The Alaska Department of Fish and Game brought a proposal to the board to mirror the requirements included in House Bill 41, which the Legislature passed in April 2016. However, there’s one key difference: the Board of Fisheries proposal included licensing and logbook requirements for freshwater guides and HB 41 did not.
Fish and Game has required sportfishing guides to be licensed and keep logbooks since 2004, when the Legislature passed a bill requiring it. The initial law included a 10-year sunset clause, and when the bill came up for renewal in 2015, it met some opposition because of issues with the logbook program.
The original bill included all sportfishing guide services, but Sen. Mike Dunleavy (R-Wasilla) amended it to exclude freshwater guides in April 2015. The bill was delayed until the following session and passed without the freshwater requirements.
Though the Kenai River Professional Guide Association originally supported the logbook program, thinking it would provide more data about the guide industry, it has become a major source of “paper violations” that particularly affect Kenai River guides, said Steve McClure, the former president of the Kenai River Professional Guide Association and one of the guides who originally went to Juneau to support the bill. Kenai River guides get hit twice when they have a logbook violation because they operate in the Kenai River Special Management Area, resulting in fines from Alaska State Wildlife Troopers’ tickets and suspensions from the Alaska State Parks enforcement, he said.
A major source of heartburn is the inaccessibility of the data guides are turning in, he said. Though guides have to turn in logbooks every week and will receive violations if they don’t, Fish and Game is several years behind on producing the data from the logbooks, McClure said.
“It isn’t the data — we love the data. It’s that you can’t get the data,” he said. “Here we are going into the Upper Cook Inlet Board of Fish meeting, and we don’t have that data.”
The tickets can cost more than $100, but the suspensions can cost a guide thousands, depending on how many clients the guide has to cancel on because of the suspension, said Gary Chamberlin, the current Kenai River Professional Guide Association president. The group hasn’t met to discuss the proposal since it passed but plans to do so, and to request the data before the upcoming Upper Cook Inlet Board of Fisheries meeting scheduled for February 2017.
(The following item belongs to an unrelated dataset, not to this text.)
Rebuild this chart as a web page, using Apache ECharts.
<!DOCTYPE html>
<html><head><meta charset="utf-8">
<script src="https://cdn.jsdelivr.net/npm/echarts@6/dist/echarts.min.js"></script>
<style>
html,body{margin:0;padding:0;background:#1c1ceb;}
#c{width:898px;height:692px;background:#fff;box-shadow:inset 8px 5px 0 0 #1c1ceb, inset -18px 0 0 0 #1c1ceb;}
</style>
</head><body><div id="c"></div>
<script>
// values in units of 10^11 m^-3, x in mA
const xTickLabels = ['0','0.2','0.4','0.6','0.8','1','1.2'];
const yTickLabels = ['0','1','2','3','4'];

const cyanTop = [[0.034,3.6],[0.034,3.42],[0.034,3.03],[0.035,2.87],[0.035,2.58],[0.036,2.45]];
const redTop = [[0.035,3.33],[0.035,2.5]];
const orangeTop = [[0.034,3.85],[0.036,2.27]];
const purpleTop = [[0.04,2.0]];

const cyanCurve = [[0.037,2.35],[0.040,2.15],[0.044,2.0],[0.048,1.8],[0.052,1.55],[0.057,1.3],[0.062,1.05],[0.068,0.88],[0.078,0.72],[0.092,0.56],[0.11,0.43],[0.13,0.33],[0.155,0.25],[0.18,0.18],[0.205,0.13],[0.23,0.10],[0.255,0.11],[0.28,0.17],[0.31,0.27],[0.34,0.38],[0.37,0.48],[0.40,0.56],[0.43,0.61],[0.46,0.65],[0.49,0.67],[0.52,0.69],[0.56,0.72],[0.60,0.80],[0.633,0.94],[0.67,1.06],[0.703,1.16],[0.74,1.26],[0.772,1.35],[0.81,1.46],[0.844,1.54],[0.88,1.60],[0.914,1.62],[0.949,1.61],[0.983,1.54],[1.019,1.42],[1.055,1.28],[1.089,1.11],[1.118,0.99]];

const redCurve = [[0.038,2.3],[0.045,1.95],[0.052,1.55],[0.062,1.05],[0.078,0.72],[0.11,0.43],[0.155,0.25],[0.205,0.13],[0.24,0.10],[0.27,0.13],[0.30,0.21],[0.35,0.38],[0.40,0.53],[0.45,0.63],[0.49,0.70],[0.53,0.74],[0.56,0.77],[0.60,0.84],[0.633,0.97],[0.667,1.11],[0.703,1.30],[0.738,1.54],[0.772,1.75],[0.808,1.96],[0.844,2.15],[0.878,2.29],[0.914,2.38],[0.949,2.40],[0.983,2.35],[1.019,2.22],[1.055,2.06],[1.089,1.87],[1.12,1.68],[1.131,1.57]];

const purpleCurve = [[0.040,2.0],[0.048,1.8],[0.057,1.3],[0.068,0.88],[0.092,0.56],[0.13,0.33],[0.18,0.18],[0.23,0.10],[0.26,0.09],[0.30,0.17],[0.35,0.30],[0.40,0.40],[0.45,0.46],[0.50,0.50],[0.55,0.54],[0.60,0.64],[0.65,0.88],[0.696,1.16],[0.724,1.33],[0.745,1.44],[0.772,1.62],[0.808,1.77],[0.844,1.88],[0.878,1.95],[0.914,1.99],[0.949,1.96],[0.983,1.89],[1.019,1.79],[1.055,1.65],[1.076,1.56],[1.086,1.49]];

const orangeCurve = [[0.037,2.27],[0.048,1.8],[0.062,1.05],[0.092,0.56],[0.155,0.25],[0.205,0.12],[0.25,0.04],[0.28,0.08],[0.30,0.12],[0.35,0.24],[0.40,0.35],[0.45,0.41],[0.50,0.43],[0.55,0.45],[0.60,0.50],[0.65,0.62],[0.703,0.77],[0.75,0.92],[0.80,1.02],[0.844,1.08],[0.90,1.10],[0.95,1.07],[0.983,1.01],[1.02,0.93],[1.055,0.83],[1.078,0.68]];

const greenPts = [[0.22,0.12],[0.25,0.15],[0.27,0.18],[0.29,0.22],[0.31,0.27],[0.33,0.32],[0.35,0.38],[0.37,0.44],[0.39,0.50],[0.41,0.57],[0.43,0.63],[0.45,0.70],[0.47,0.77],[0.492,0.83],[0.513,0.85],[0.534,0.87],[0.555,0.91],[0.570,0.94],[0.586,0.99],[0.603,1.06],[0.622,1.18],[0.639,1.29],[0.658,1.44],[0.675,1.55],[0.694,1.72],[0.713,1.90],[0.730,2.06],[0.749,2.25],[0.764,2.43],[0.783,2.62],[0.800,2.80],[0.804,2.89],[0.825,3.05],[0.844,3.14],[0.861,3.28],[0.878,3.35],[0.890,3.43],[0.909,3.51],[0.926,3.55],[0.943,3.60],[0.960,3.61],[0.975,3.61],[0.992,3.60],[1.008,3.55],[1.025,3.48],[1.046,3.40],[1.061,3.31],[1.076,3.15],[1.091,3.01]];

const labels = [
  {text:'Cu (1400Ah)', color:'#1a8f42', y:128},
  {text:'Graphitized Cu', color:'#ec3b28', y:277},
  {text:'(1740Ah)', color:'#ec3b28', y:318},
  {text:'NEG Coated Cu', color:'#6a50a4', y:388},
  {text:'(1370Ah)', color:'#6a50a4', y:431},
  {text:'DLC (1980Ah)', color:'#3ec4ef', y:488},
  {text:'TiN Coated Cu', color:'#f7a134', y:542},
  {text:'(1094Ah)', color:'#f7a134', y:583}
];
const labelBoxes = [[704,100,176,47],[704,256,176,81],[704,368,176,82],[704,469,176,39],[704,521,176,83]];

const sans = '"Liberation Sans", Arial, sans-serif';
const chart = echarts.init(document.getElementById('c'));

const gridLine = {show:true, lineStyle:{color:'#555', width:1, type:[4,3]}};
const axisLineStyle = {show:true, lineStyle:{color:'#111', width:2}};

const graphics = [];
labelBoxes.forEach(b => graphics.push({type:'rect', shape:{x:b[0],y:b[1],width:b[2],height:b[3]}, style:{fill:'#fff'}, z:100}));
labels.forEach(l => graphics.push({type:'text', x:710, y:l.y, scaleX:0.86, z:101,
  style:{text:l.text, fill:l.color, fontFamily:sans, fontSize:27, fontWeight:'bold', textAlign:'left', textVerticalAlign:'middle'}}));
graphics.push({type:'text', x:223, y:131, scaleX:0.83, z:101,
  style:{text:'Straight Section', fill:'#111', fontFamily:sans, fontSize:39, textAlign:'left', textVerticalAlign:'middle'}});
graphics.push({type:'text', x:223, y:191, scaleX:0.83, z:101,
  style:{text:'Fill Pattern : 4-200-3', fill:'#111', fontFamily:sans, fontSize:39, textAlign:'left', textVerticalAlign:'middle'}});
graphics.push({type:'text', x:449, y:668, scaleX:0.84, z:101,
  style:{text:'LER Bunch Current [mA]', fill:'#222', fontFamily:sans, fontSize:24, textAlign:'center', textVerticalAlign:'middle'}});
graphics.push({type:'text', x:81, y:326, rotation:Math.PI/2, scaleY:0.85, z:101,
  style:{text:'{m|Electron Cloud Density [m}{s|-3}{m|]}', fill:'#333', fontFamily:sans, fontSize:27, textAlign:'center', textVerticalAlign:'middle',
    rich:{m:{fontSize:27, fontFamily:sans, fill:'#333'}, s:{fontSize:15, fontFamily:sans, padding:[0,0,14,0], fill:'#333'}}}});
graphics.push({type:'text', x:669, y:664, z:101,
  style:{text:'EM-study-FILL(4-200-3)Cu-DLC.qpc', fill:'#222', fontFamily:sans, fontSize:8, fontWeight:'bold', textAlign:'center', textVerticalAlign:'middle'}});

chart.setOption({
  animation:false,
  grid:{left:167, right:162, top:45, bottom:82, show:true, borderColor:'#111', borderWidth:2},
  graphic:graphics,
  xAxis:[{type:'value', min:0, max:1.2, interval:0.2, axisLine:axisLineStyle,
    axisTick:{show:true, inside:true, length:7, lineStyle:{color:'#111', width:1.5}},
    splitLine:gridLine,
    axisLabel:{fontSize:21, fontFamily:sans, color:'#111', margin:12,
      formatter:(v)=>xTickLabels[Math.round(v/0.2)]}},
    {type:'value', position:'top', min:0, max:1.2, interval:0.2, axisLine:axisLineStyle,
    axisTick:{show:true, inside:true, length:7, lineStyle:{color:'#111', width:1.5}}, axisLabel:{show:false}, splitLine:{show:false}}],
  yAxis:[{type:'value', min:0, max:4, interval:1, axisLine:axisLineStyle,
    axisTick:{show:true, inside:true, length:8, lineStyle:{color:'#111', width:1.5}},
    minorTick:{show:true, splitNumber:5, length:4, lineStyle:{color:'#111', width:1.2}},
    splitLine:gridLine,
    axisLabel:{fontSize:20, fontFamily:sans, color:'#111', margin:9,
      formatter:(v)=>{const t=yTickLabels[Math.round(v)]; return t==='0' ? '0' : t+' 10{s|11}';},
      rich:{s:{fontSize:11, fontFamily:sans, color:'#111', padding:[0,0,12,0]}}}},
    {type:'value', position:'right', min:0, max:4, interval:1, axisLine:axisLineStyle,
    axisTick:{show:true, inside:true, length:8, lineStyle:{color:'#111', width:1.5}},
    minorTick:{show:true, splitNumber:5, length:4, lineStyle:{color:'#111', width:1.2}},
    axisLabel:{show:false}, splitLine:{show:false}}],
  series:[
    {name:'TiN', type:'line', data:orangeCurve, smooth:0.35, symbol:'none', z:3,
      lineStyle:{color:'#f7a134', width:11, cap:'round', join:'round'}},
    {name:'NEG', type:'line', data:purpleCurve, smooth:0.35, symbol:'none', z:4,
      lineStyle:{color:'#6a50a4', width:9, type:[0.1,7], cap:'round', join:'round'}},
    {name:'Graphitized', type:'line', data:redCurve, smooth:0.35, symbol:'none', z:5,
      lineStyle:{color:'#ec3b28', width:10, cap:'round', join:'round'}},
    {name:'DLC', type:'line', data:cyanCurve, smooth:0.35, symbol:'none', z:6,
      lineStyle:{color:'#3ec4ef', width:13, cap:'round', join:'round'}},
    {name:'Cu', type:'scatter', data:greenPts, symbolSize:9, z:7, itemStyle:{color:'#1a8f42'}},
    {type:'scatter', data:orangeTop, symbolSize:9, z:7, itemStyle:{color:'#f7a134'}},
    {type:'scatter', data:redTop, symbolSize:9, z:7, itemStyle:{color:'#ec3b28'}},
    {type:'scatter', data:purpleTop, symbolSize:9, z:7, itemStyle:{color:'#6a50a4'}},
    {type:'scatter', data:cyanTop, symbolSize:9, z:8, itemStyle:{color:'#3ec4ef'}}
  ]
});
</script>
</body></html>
The weekly deadline is a frustration for many guides, who run tight schedules during the fishing season, he said.
“During the summer, when the guides are working, a lot of times the only day they have … some of the guys work six or seven days a week, and it’s pretty tough to get those turned in, to make a special trip to run into the Fish and Game office or to get them mailed in,” he said.
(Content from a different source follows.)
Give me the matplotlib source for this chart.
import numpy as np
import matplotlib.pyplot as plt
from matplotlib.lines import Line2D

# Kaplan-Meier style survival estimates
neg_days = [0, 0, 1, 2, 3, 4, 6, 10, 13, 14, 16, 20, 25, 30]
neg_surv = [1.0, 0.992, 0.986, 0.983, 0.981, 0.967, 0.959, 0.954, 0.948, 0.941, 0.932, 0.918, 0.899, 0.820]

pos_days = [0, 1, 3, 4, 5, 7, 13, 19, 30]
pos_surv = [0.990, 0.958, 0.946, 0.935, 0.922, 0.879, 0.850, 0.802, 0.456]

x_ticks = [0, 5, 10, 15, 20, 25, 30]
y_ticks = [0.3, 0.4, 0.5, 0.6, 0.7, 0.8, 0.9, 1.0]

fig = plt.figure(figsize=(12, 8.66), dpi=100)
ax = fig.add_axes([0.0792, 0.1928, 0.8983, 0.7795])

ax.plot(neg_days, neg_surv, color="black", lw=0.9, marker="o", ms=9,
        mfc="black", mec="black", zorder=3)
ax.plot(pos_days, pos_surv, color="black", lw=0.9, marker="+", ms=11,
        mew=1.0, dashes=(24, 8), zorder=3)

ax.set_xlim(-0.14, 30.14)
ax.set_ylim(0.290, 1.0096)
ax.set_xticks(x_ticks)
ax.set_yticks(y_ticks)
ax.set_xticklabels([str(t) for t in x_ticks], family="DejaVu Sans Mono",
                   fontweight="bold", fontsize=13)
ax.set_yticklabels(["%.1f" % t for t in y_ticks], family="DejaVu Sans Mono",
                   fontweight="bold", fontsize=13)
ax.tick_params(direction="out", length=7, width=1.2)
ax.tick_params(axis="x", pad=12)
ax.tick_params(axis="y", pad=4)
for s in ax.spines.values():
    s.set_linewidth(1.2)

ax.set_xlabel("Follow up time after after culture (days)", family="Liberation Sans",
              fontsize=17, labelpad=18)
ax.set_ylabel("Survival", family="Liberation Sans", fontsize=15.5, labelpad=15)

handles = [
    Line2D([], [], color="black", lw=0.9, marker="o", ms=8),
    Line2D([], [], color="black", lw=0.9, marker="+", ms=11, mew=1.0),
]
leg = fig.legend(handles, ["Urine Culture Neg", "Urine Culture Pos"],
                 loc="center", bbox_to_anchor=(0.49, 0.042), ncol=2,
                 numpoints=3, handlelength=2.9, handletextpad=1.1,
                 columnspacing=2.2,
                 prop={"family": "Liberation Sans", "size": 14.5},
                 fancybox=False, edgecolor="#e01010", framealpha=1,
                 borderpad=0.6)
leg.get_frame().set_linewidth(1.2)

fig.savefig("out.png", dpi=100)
However, the proposal Fish and Game brought to the Board of Fisheries included the freshwater registration and logbook requirements. Tom Taube, deputy director of the Division of Sport Fish, told the Board of Fisheries during its Lower Cook Inlet meeting in Homer on Saturday that the department relies on guide logbooks to gather information, and without the freshwater provision, there would be a gap in data collection.
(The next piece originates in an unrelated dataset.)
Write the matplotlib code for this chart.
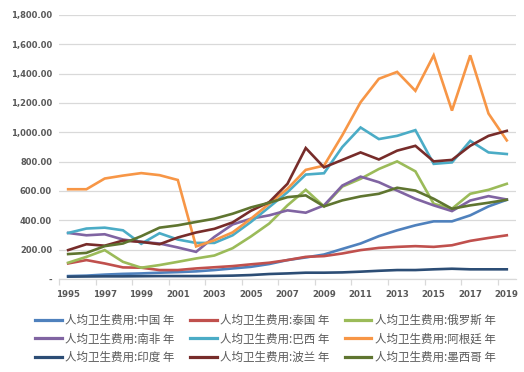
import numpy as np
import matplotlib
matplotlib.use("Agg")
from matplotlib import pyplot as plt

plt.rcParams['font.family'] = ['Noto Sans CJK SC', 'DejaVu Sans']

years = list(range(1995, 2020))

china = [20, 23, 30, 35, 38, 43, 47, 52, 61, 72, 83, 102, 129, 147, 167, 205, 242, 292, 332, 366, 393, 393, 434, 495, 540]
thailand = [106, 129, 106, 79, 77, 61, 61, 72, 80, 88, 100, 111, 129, 151, 156, 174, 197, 212, 219, 224, 219, 230, 260, 280, 298]
russia = [111, 151, 197, 117, 77, 95, 117, 140, 160, 210, 290, 378, 502, 608, 495, 630, 683, 750, 802, 734, 513, 479, 581, 608, 649]
south_africa = [314, 298, 305, 269, 253, 242, 215, 185, 287, 372, 411, 434, 468, 452, 502, 637, 698, 660, 603, 547, 502, 463, 535, 565, 542]
brazil = [314, 344, 350, 332, 240, 312, 269, 246, 246, 298, 389, 490, 592, 712, 721, 900, 1033, 954, 976, 1015, 785, 795, 942, 863, 852]
argentina = [612, 612, 685, 705, 722, 708, 675, 222, 264, 318, 411, 513, 615, 744, 773, 980, 1205, 1365, 1412, 1283, 1525, 1148, 1525, 1128, 945]
india = [16, 17, 18, 18, 19, 20, 20, 20, 21, 23, 27, 34, 38, 43, 43, 45, 50, 56, 61, 61, 66, 70, 66, 66, 66]
poland = [197, 237, 227, 262, 253, 237, 283, 317, 342, 386, 465, 524, 649, 893, 761, 812, 863, 815, 875, 908, 802, 812, 908, 976, 1010]
mexico = [170, 178, 224, 242, 292, 350, 366, 389, 411, 445, 488, 520, 558, 570, 495, 536, 563, 581, 622, 603, 547, 479, 502, 520, 540]

labels = ["人均卫生费用:中国 年", "人均卫生费用:泰国 年", "人均卫生费用:俄罗斯 年",
          "人均卫生费用:南非 年", "人均卫生费用:巴西 年", "人均卫生费用:阿根廷 年",
          "人均卫生费用:印度 年", "人均卫生费用:波兰 年", "人均卫生费用:墨西哥 年"]
series = [china, thailand, russia, south_africa, brazil, argentina, india, poland, mexico]
colors = ["#4F81BD", "#C0504D", "#9BBB59", "#8064A2", "#4BACC6", "#F79646",
          "#2C4D75", "#772C2A", "#5F7530"]

fig = plt.figure(figsize=(5.24, 3.72), dpi=100)
ax = fig.add_axes([0.1126, 0.25, 0.872, 0.7097])

x = np.arange(len(years))
handles = []
for vals, lab, col in zip(series, labels, colors):
    h, = ax.plot(x, vals, color=col, lw=1.9, label=lab, solid_joinstyle='miter')
    handles.append(h)

ax.set_xlim(-0.5, len(years) - 0.5)
ax.set_ylim(0, 1800)

# y axis: gridlines, accounting style labels
yticks = np.arange(0, 1801, 200)
ax.set_yticks(yticks)
ax.set_yticklabels(["-"] + [f"{v:,.2f}" for v in yticks[1:]])
ax.grid(axis='y', color='#D9D9D9', lw=0.9)
ax.set_axisbelow(True)
ax.tick_params(axis='y', length=0, pad=5, labelsize=6.0, labelcolor='#595959')
for t in ax.get_yticklabels():
    t.set_fontweight('bold')
    t.set_family(['DejaVu Sans'])

# x axis: labels every 2 years, tick marks between categories
ax.set_xticks(x[::2])
ax.set_xticklabels([str(y) for y in years[::2]])
ax.set_xticks(np.arange(-0.5, len(years) - 0.5, 2), minor=True)
ax.tick_params(axis='x', which='major', length=0, pad=8, labelsize=6.2, labelcolor='#595959')
ax.tick_params(axis='x', which='minor', length=4, color='#D9D9D9', width=0.9)
for t in ax.get_xticklabels():
    t.set_fontweight('bold')
    t.set_family(['DejaVu Sans'])

for s in ['top', 'right', 'left']:
    ax.spines[s].set_visible(False)
ax.spines['bottom'].set_color('#D9D9D9')
ax.spines['bottom'].set_linewidth(0.9)

order = [0, 3, 6, 1, 4, 7, 2, 5, 8]
leg = fig.legend([handles[i] for i in order], [labels[i] for i in order],
                 ncol=3, loc='upper left', bbox_to_anchor=(0.067, 0.157),
                 frameon=False, fontsize=8.3, handlelength=2.3, handletextpad=0.3,
                 columnspacing=1.35, labelspacing=0.5, borderaxespad=0, borderpad=0)
for line in leg.get_lines():
    line.set_linewidth(2.3)
for t in leg.get_texts():
    t.set_color('#595959')

fig.savefig("out.png", dpi=100)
Though the former iteration of the logbook program expired effective Jan. 1, 2015, Fish and Game Commissioner Sam Cotten used the department’s statutory authority to keep the program running. The expiration of the bill, though, meant the department didn’t get any additional appropriation to run the logbook program. When HB 41 was passed, it only included an appropriation for running the salt water logbook and registration program, which will cost about $204,600 annually in addition to the other costs to implement the new law, totaling about $273,800. The fees paid by guides will cover part of the costs, but not the costs of reporting, according to an April 2016 fiscal note submitted to the Legislature.
Reed Morisky, a Board of Fisheries member, proposed an amendment to the proposal to remove the freshwater requirements. The Legislature intentionally left the freshwater guide regulations out so it could work through the issues with the industry, and the department can continue the logbook and registration requirements through its statutory authority, he said.
“I would like to see a responsible, sustainable sportfishing industry, and I believe by doing this, it takes it back to the more appropriate body to deal with the issues facing the sportfishing industry,” he said.
Taube cautioned that if the board passed the amendment, the message would be perceived that the board didn’t want to include freshwater guides in the registration and logbook program.
“The cleaner way to do it would probably be for the adoption of (the original proposal),” he said. “I think ultimately that’s what we want, to include freshwater logbooks and registration, rather than going around the board process and putting it on the department move forward with the freshwater aspect of it.”
The board declined to take up the amendment by a 2-5 vote, with Morisky and board member Orville Huntington supporting it. After further discussion, the board unanimously passed the proposal as originally written, with board member Robert Ruffner saying it should be clear that the board didn’t want to get in the way of the Legislature working with the guides to solve some of the logbook issues.
“I want the record to clearly reflect that I don’t want to bind or hinder the Legislature solving the problems that the industry has that they’re trying to work out,” he said.